Selection of Directors
Directors may be selected in a few different ways: (1) election by the board, (2) election by members, (3) designation (appointment) by a designator, or (4) operation of a provision in the governing documents for ex officio directors. The director selection procedures are typically codified in the bylaws.
In merger negotiations, each party may be advocating for the combined entity’s board to include all or some number of such party’s existing directors. In some cases, the board of the combined entity might include representation from each party on a 50:50 basis. That may provide, for each party, comfort that the prior values and priorities of the party will continue to receive sufficient board representation. But what happens if a short time after the merger one director formerly affiliated with one of the parties resigns?
For example, if the board of the combined entity resulting from the merger of party A and party B includes 7 directors from each party, the resignation of 1 director will result in 7 directors from party A and 6 directors from party B. If the vacancy is filled by the board as a whole, then it’s possible that the directors from party A, who comprise a majority of the board, will cause the election of another director more aligned with advancing the party A values and priorities. That may not be a significant issue for most corporations contemplating a merger, but it could be for some.
In other cases, the board of the combined entity might include only a select number of directors from the corporation merging into the surviving corporation (legally, the disappearing corporation). The higher the number, the greater representation to protect the disappearing corporation’s interests. Of course, because each director serves in their personal capacity with a duty of independent judgment to act in the best interests of the surviving corporation, how well the disappearing corporation’s interests may be protected post-merger may be uncertain. Accordingly, it’s key to also reflect certain key interests of the disappearing corporation in the surviving corporation’s governing documents.

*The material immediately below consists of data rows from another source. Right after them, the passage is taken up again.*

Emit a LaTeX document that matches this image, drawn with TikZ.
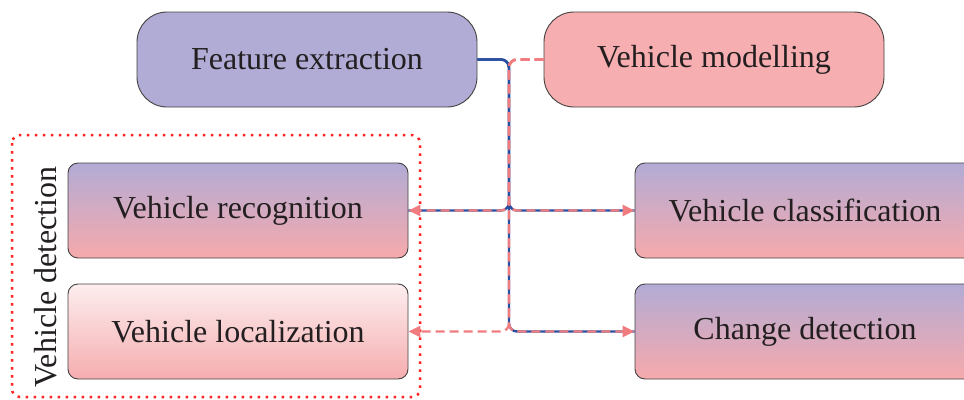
\documentclass[tikz,border=0pt]{standalone}
\usepackage{fontspec}
\setmainfont{Liberation Serif}
\usetikzlibrary{arrows.meta}
\definecolor{lav}{HTML}{B0ACD6}
\definecolor{rose}{HTML}{F7AEB0}
\definecolor{gtop}{HTML}{B2ABD5}
\definecolor{gmid}{HTML}{D0A9CF}
\definecolor{gbot}{HTML}{F6AAAC}
\definecolor{ltop}{HTML}{FDEEEF}
\definecolor{lbot}{HTML}{F5ADAF}
\definecolor{busblue}{HTML}{2A4FA0}
\definecolor{buspink}{HTML}{F07C80}
\definecolor{framered}{HTML}{FF2222}
\definecolor{ink}{HTML}{231F20}
\tikzset{
  box/.style={draw=ink!85, line width=0.9pt, inner sep=0pt,
    minimum width=340pt, minimum height=95pt, text=ink,
    font=\fontsize{32}{38}\selectfont},
  topbox/.style={box, rounded corners=30pt},
  lowbox/.style={box, rounded corners=10pt},
  grad/.style={top color=gtop, middle color=gmid, bottom color=gbot},
  fadegrad/.style={top color=ltop, bottom color=lbot},
  blueline/.style={draw=busblue, line width=2.4pt, rounded corners=8pt},
  pinkline/.style={draw=buspink, line width=2.4pt, dash pattern=on 9pt off 5pt,
    rounded corners=8pt},
  pinkarrow/.style={pinkline, -{Triangle[length=12pt,width=11pt,fill=buspink]}},
}
\begin{document}
\begin{tikzpicture}[x=1pt,y=-1pt]
  \useasboundingbox (0,0) rectangle (964,399);

  % upper source blocks
  \node[topbox, fill=lav]  (fe) at (307,59.5) {Feature extraction};
  \node[topbox, fill=rose] (vm) at (714,59.5) {Vehicle modelling};

  % target blocks
  \node[lowbox, grad]     (vr) at (238,210.5) {Vehicle recognition};
  \node[lowbox, fadegrad] (vl) at (238,331.5) {Vehicle localization};
  \node[lowbox, grad]     (vc) at (805,210.5) {Vehicle classification};
  \node[lowbox, grad]     (cd) at (805,331.5) {Change detection};

  % detection group frame and its label
  \draw[framered, line width=2.5pt, dash pattern=on 2.5pt off 5.5pt, rounded corners=8pt]
    (12,135) rectangle (420,397);
  \node[rotate=90, text=ink, font=\fontsize{32}{38}\selectfont, inner sep=0pt]
    (vd) at (46,277) {Vehicle detection};

  % vertical bus shared by all connectors
  \coordinate (bus) at (509,0);

  % feature extraction links (solid blue)
  \draw[blueline] (fe.east) -| (bus |- vr.east) -- (vr.east);
  \draw[blueline] (fe.east) -| (bus |- vc.west) -- (vc.west);
  \draw[blueline] (fe.east) -| (bus |- cd.west) -- (cd.west);

  % vehicle modelling links (dashed pink)
  \draw[pinkarrow] (vm.west) -| (bus |- vr.east) -- (vr.east);
  \draw[pinkarrow] (vm.west) -| (bus |- vl.east) -- (vl.east);
  \draw[pinkarrow] (vm.west) -| (bus |- vc.west) -- (vc.west);
  \draw[pinkarrow] (vm.west) -| (bus |- cd.west) -- (cd.west);
\end{tikzpicture}
\end{document}
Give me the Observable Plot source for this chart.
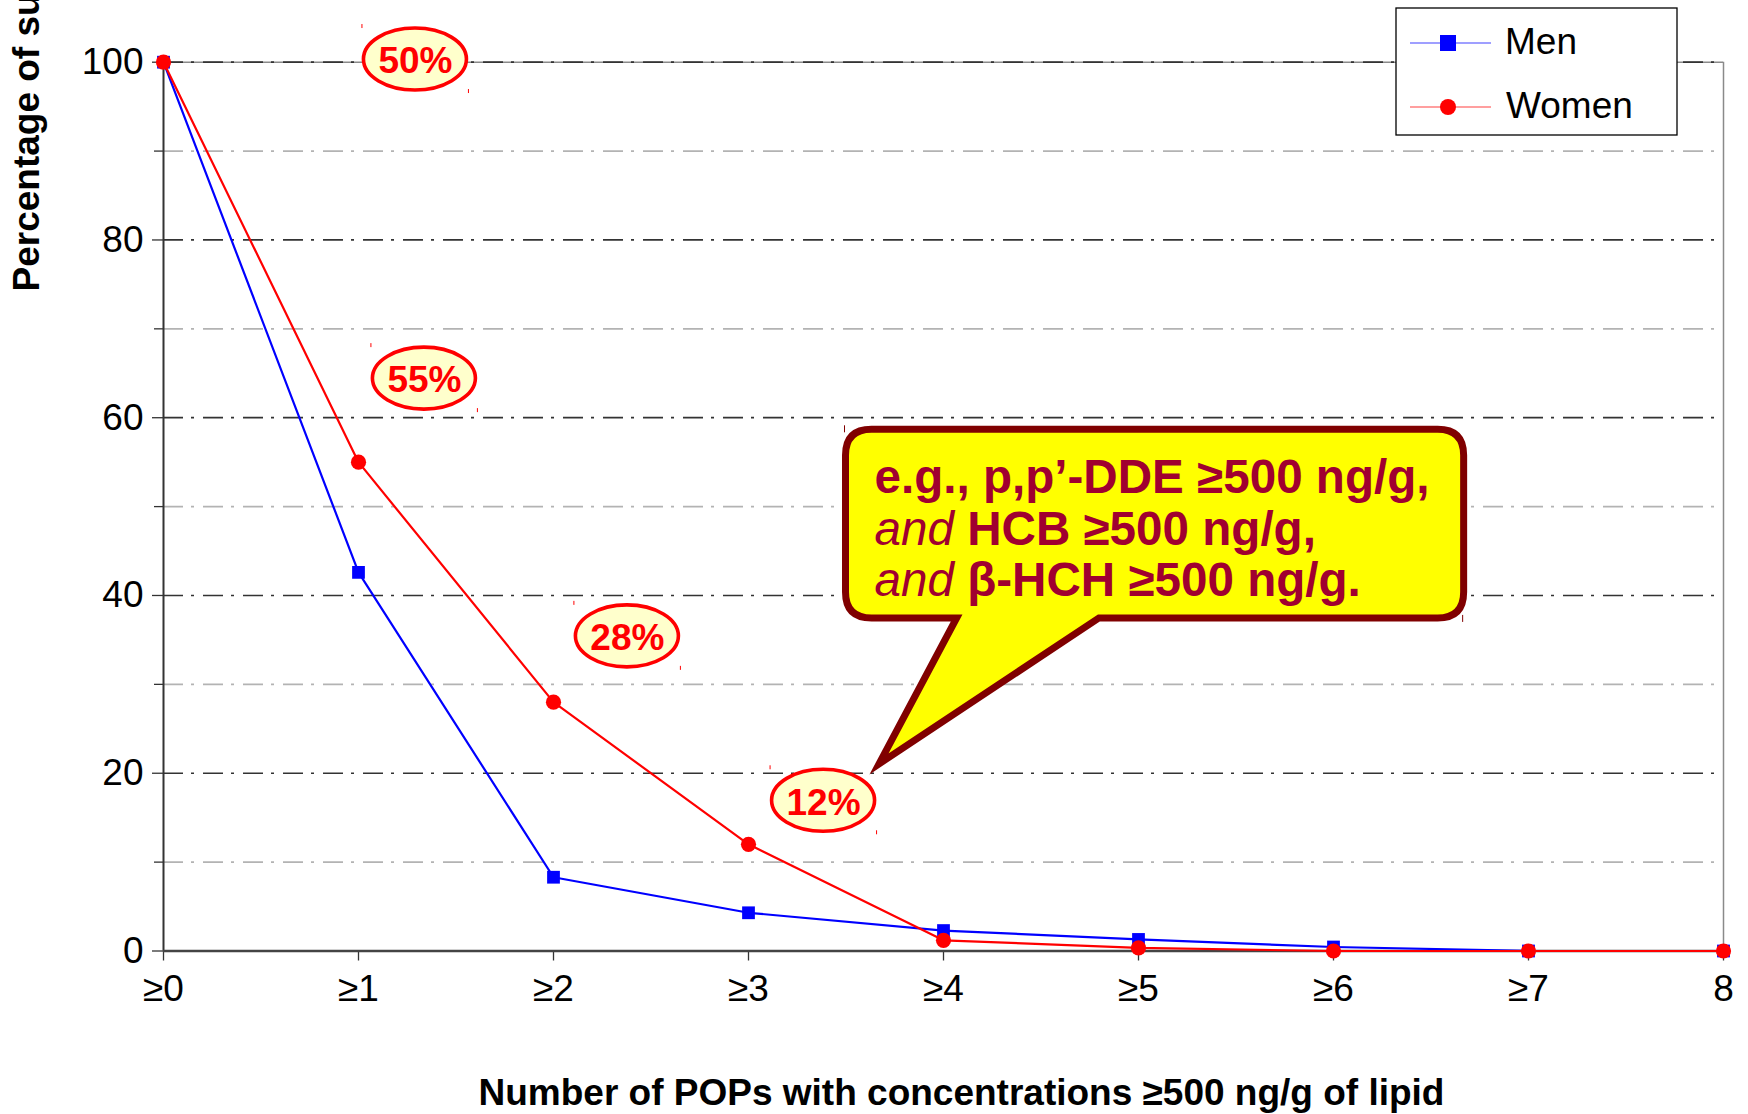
<!DOCTYPE html>
<html>
<head>
<meta charset="utf-8">
<script src="https://cdn.jsdelivr.net/npm/d3@7"></script>
<script src="https://cdn.jsdelivr.net/npm/@observablehq/plot@0.6"></script>
<style>
  html, body { margin: 0; padding: 0; background: #fff; overflow: hidden; }
  #chart { width: 1748px; height: 1114px; }
</style>
</head>
<body>
<div id="chart"></div>
<script>
// Number of POPs at or above 500 ng/g of lipid (cumulative categories)
const counts = [0, 1, 2, 3, 4, 5, 6, 7, 8];
const tickLabels = ["≥0", "≥1", "≥2", "≥3", "≥4", "≥5", "≥6", "≥7", "8"];

// Percentage of subjects in each category
const men   = [100, 42.6, 8.3, 4.3, 2.3, 1.3, 0.45, 0, 0];
const women = [100, 55, 28, 12, 1.2, 0.35, 0, 0, 0];

const majorTicks = [0, 20, 40, 60, 80, 100];
const minorTicks = [10, 30, 50, 70, 90];

const xTitle = "Number of POPs with concentrations ≥500 ng/g of lipid";
const yTitle = "Percentage of subjects";
const seriesNames = ["Men", "Women"];

// Oval call-outs on the women's curve
const ovalLabels = ["50%", "55%", "28%", "12%"];

// Speech-bubble text: each line is a list of [text, style] runs
const calloutLines = [
  [["e.g., p,p’-DDE ≥500 ng/g,", "bold"]],
  [["and", "italic"], [" HCB ≥500 ng/g,", "bold"]],
  [["and", "italic"], [" β-HCH ≥500 ng/g.", "bold"]]
];

// ---- derived tables -------------------------------------------------------
const series = [
  {name: seriesNames[0], values: men,   color: "#0000ff", symbol: "square"},
  {name: seriesNames[1], values: women, color: "#ff0000", symbol: "circle"}
];
const rows = s => counts.map((n, i) => ({n, v: s.values[i]}));

// placement of the ovals (in data units)
const ovalPos = [[1.292, 100.3], [1.338, 64.4], [2.379, 35.4], [3.385, 16.9]];
const ovals = ovalLabels.map((label, i) => ({label, x: ovalPos[i][0], y: ovalPos[i][1]}));

// speech bubble geometry (in data units)
const bubble = {x0: 3.5, x1: 6.67, yTop: 58.64, yBottom: 37.42, tipX: 3.672, tipY: 21, baseX0: 4.07, baseX1: 4.80};

const FONT = '"Liberation Sans", Arial, Helvetica, sans-serif';
const DASH = "20,8,3,9";

// ---- custom render marks ---------------------------------------------------
function ovalShapes(index, scales) {
  const g = d3.create("svg:g");
  const rx = 51.5, ry = 31;
  for (const o of ovals) {
    const cx = scales.x(o.x), cy = scales.y(o.y);
    g.append("ellipse")
      .attr("cx", cx).attr("cy", cy).attr("rx", rx).attr("ry", ry)
      .attr("fill", "#ffffcc").attr("stroke", "#ff0000").attr("stroke-width", 3.6);
    // tiny handle marks at the bounding-box corners
    g.append("line").attr("x1", cx - rx - 1.5).attr("x2", cx - rx - 1.5)
      .attr("y1", cy - ry - 4).attr("y2", cy - ry)
      .attr("stroke", "#ff0000").attr("stroke-width", 1);
    g.append("line").attr("x1", cx + rx + 2).attr("x2", cx + rx + 2)
      .attr("y1", cy + ry - 1).attr("y2", cy + ry + 3)
      .attr("stroke", "#ff0000").attr("stroke-width", 1);
  }
  return g.node();
}

function speechBubble(index, scales) {
  const g = d3.create("svg:g");
  const L = scales.x(bubble.x0), R = scales.x(bubble.x1);
  const T = scales.y(bubble.yTop), B = scales.y(bubble.yBottom);
  const tx = scales.x(bubble.tipX), ty = scales.y(bubble.tipY);
  const b0 = scales.x(bubble.baseX0), b1 = scales.x(bubble.baseX1);
  const r = 26;
  const path = [
    `M${L + r},${T}`,
    `H${R - r}`, `Q${R},${T} ${R},${T + r}`,
    `V${B - r}`, `Q${R},${B} ${R - r},${B}`,
    `H${b1}`, `L${tx},${ty}`, `L${b0},${B}`,
    `H${L + r}`, `Q${L},${B} ${L},${B - r}`,
    `V${T + r}`, `Q${L},${T} ${L + r},${T}`, "Z"
  ].join("");
  g.append("path").attr("d", path)
    .attr("fill", "#ffff00").attr("stroke", "#800000")
    .attr("stroke-width", 7).attr("stroke-linejoin", "miter").attr("stroke-miterlimit", 10);
  g.append("line").attr("x1", L - 1).attr("x2", L - 1).attr("y1", T - 4).attr("y2", T + 3)
    .attr("stroke", "#800000").attr("stroke-width", 1);
  g.append("line").attr("x1", R - 1).attr("x2", R - 1).attr("y1", B - 3).attr("y2", B + 4)
    .attr("stroke", "#800000").attr("stroke-width", 1);
  const text = g.append("text")
    .attr("font-family", FONT).attr("font-size", 47.6).attr("fill", "#a00030")
    .attr("text-anchor", "start");
  calloutLines.forEach((line, i) => {
    line.forEach(([t, style], j) => {
      const span = text.append("tspan").text(t)
        .attr("font-weight", style === "bold" ? "bold" : "normal")
        .attr("font-style", style === "italic" ? "italic" : "normal");
      if (j === 0) span.attr("x", L + 29).attr("y", T + 64 + i * 51.5);
    });
  });
  return g.node();
}

function legendBox(index, scales, values, dims) {
  const g = d3.create("svg:g");
  const right = dims.width - dims.marginRight;
  const x0 = right - 327, y0 = 8;
  g.append("rect").attr("x", x0).attr("y", y0).attr("width", 281).attr("height", 127)
    .attr("fill", "#fff").attr("stroke", "#000").attr("stroke-width", 1.3);
  series.forEach((s, i) => {
    const cy = 43 + i * 64;
    g.append("line").attr("x1", x0 + 14).attr("x2", x0 + 95).attr("y1", cy).attr("y2", cy)
      .attr("stroke", s.color).attr("stroke-width", 1.2).attr("stroke-opacity", 0.75);
    if (s.symbol === "square") {
      g.append("rect").attr("x", x0 + 44).attr("y", cy - 8).attr("width", 16).attr("height", 16)
        .attr("fill", s.color);
    } else {
      g.append("circle").attr("cx", x0 + 52).attr("cy", cy).attr("r", 8).attr("fill", s.color);
    }
    g.append("text").attr("x", x0 + 109 + (i ? 1 : 0)).attr("y", cy + 11)
      .attr("text-anchor", "start")
      .attr("font-family", FONT).attr("font-size", 37).attr("fill", "#000").text(s.name);
  });
  return g.node();
}

// ---- chart -----------------------------------------------------------------
const chart = Plot.plot({
  width: 1748,
  height: 1114,
  marginLeft: 163,
  marginRight: 25,
  marginTop: 61.7,
  marginBottom: 163.5,
  style: {fontFamily: FONT, fontSize: "37px", background: "#fff", color: "#000"},
  x: {domain: [0, 8]},
  y: {domain: [0, 100]},
  marks: [
    // dash-dot grid
    Plot.ruleY(minorTicks, {stroke: "#b3b3b3", strokeWidth: 1.7, strokeDasharray: DASH}),
    Plot.ruleY([100], {stroke: "#8a8a8a", strokeWidth: 1.5}),
    Plot.ruleY(majorTicks.filter(d => d > 0), {stroke: "#333", strokeWidth: 1.7, strokeDasharray: DASH}),
    Plot.ruleX([8], {stroke: "#8a8a8a", strokeWidth: 1.5}),

    // axes
    Plot.axisY({ticks: minorTicks, tickSize: 9, tickFormat: () => "", label: null, stroke: "#333", strokeWidth: 1.3}),
    Plot.axisY({ticks: majorTicks, tickSize: 11, tickPadding: 9, fontSize: 37, label: null, stroke: "#333", strokeWidth: 1.3}),
    Plot.axisX({ticks: counts, tickFormat: d => tickLabels[d], tickSize: 10, tickPadding: 14, fontSize: 37, label: null, stroke: "#333", strokeWidth: 1.3}),
    Plot.ruleX([0], {stroke: "#333", strokeWidth: 2}),
    Plot.ruleY([0], {stroke: "#444", strokeWidth: 2.6}),

    // data
    ...series.flatMap(s => [
      Plot.line(rows(s), {x: "n", y: "v", stroke: s.color, strokeWidth: 2.2}),
      Plot.dot(rows(s), {x: "n", y: "v", symbol: s.symbol, r: s.symbol === "square" ? 7.2 : 7.6, fill: s.color})
    ]),

    // annotations
    ovalShapes,
    Plot.text(ovals, {x: "x", y: "y", text: "label", fill: "#ff0000", fontWeight: "bold", fontSize: 37, dy: 2}),
    speechBubble,
    legendBox,

    // titles
    Plot.text([yTitle], {text: d => d, frameAnchor: "top-left", dx: -151, dy: 229.3, rotate: -90,
      textAnchor: "start", fontWeight: "bold", fontSize: 37}),
    Plot.text([xTitle], {text: d => d, frameAnchor: "bottom", dx: 18, dy: 154,
      fontWeight: "bold", fontSize: 37})
  ]
});

document.getElementById("chart").append(chart);
</script>
</body>
</html>
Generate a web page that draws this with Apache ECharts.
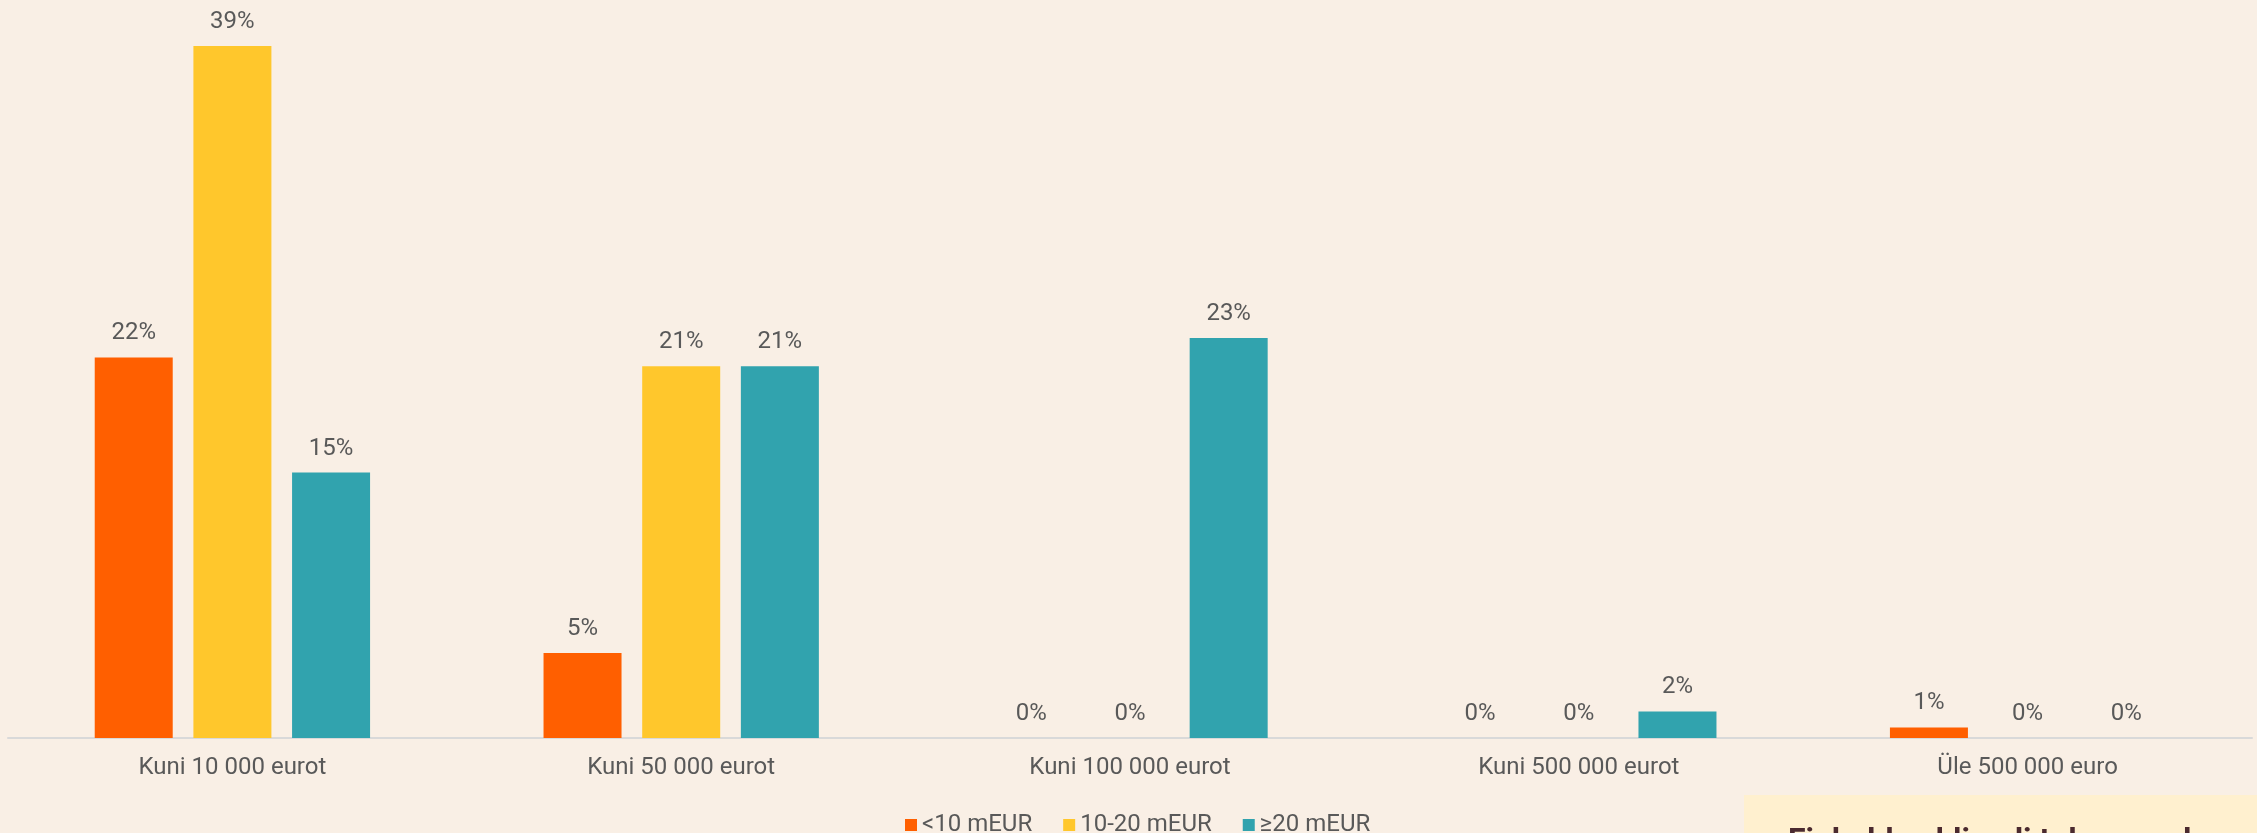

For the disappearing corporation, there is often a desire for some security that its programs, values, and leadership do not disappear with the legal entity. Apart from, or in lieu of, adding some or all of the disappearing corporation’s directors on the surviving corporation’s board, the merger agreement may provide for a committee consisting of the disappearing corporation’s directors to provide intermediate level governance over the activities previously operated by the disappearing corporation. However, such committee (I’ll use the term “program committee”) will generally be subject to the ultimate authority of the surviving corporation’s board of directors.
Substantial management authority may be delegated to the program committee. The program committee may have the power to dictate the hiring of a program director, approval of a program budget, and determination of the goals and activities of the program, subject to the program’s ability to fundraise sufficient amounts to support those things. Further, the program committee may have the authority to elect its own members.
Protections in the Bylaws
Because the program committee remains an internal and integral part of the surviving corporation, which is critically important for liability protection and risk management, it must be subordinate to the corporation’s board. However, the board’s delegation of authority to the program committee can be protected by provisions in the articles or bylaws (including, for example, a requirement that such delegated authority can be reversed only by supermajority board approval).
The Bylaws of the surviving corporation may also be amended to protect certain programs and priorities. For example, the Bylaws may provide that the corporation shall maintain core programs of the disappearing corporation using the same brand name. And amending such provision may require supermajority board approval or the approval of some other party.
Similarly, the merger agreement may include protective provisions to assure the continuation of programs and brand names, though the disappearing corporation may need to decide on a party that can enforce these provisions post-merger.